Headquartered in Hamburg, the Rickmers Group is an established international provider of services for the maritime industry, vessel owner and ocean carrier. It is internationally represented with more than 20 offices in eleven countries and over 50 sales agencies worldwide. The business activities of the Rickmers Group are divided into three segments: Maritime Assets, Maritime Services and Rickmers-Linie.

With its Maritime Assets segment, the Rickmers Group acts as asset manager for its own and for third-party vessels, initiates and coordinates vessel projects, arranges financing and acquires, charters out and sells vessels. In the Maritime Services business segment, the Rickmers Group provides ship management for Rickmers Group’s own and for third party vessels, including technical and operational management, crewing, newbuilding supervision and advisory and insurance-related services. In the Rickmers-Linie business segment, the Rickmers Group offers global breakbulk, heavy lift and project cargoes liner services and individual sailings complementing the liner services.  

Press enquiries:

Kirchhoff Consult AG
Sebastian Bucher
T: +49 (0)40 60 91 86 18 
F: +49 (0)40 60 91 86 60
E: sebastian.bucher@kirchhoff.de

Bond hotline:

T: +49 (0)40 609 411 422 (Mondays to Fridays 9 am to 6 pm)
E: anleihe@rickmers.com 


This press release does not constitute an offer to sell nor an invitation for an offer to buy or subscribe for any securities of Rickmers Holding GmbH & Cie. KG. The public offering of the notes in the Federal Republic of Germany, the Republic of Austria and the Grand Duchy of Luxembourg which was made exclusively on the basis of a prospectus approved by the Luxembourg securities and markets authority (Commission de Surveillance du Secteur Financier- CSSF) on 14 May 2013 with notification issued to the German Financial Services Regulatory Authority (BaFin) and Austrian Financial Market Authority (FMA) and available on the company's website at www.rickmers.com (> Investor Relations > Bond) and from the company's head office (Neumühlen 19, 22763 Hamburg), has been closed. 

This press release and the information contained therein may not be distributed, directly or indirectly, in or into the United States of America, Canada, Australia or Japan or in any other jurisdiction, in which such distribution is not allowed. Any infringement of this limitation can be a breach of securities law regulations of these countries.

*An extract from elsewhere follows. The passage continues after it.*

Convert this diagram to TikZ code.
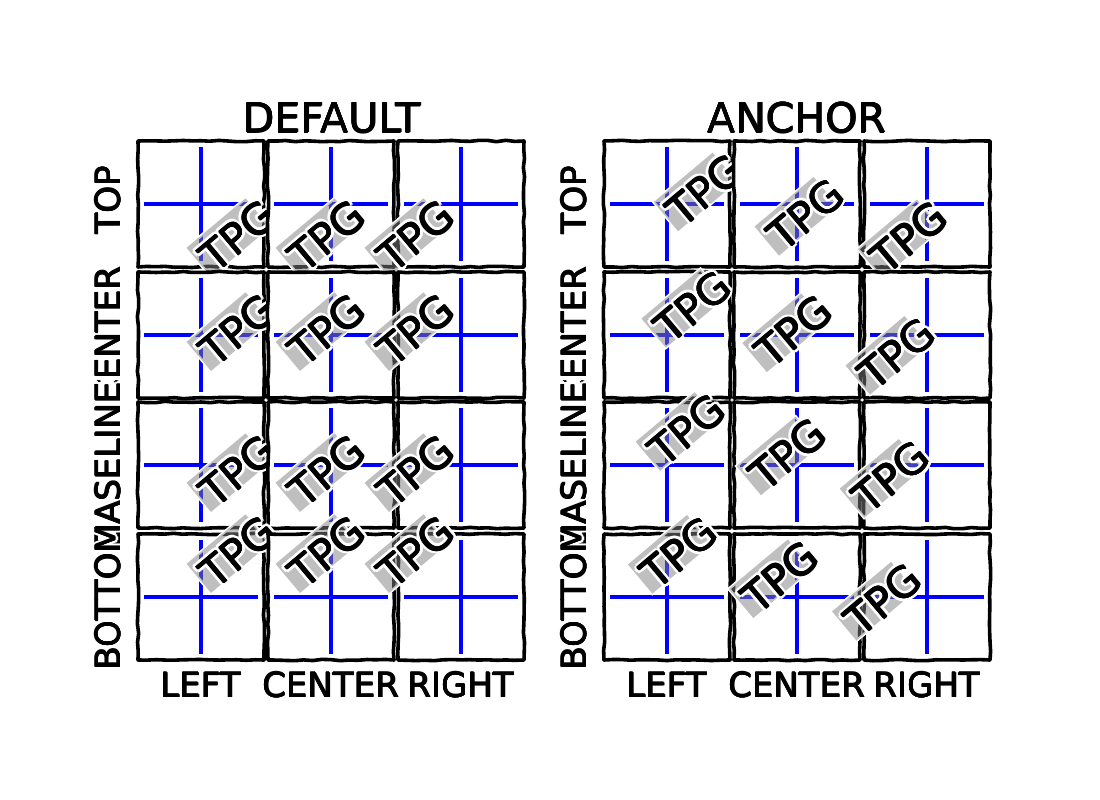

This press release contains forward-looking statements. Forward-looking statements include all statement that do not describe past details, but concepts such as 'believe', 'assume', 'expect', 'suppose', 'estimate', 'plan', 'intend', 'could' or similar formulations. These forward-looking statements are subject to natural risks and imponderables that refer to future results and to present-day assumptions and estimates of Rickmers Holding GmbH & Cie. KG that might never occur in the future, or not as supposed. They do not represent any guarantee of the occurrence of future results or services of Rickmers Holding GmbH & Cie. KG and the actual financial situation and the actually achieved results of Rickmers Holding GmbH & Cie. KG, such as the overall economic development and the legal framework, can vary considerably from expectations explicitly or implicitly expressed in future-looking statements and may not fulfil these. . Rickmers Holding GmbH & Cie. KG is not responsible for updating or correcting forward-looking statements expressed here or to adjust forward-looking statements to future results or developments.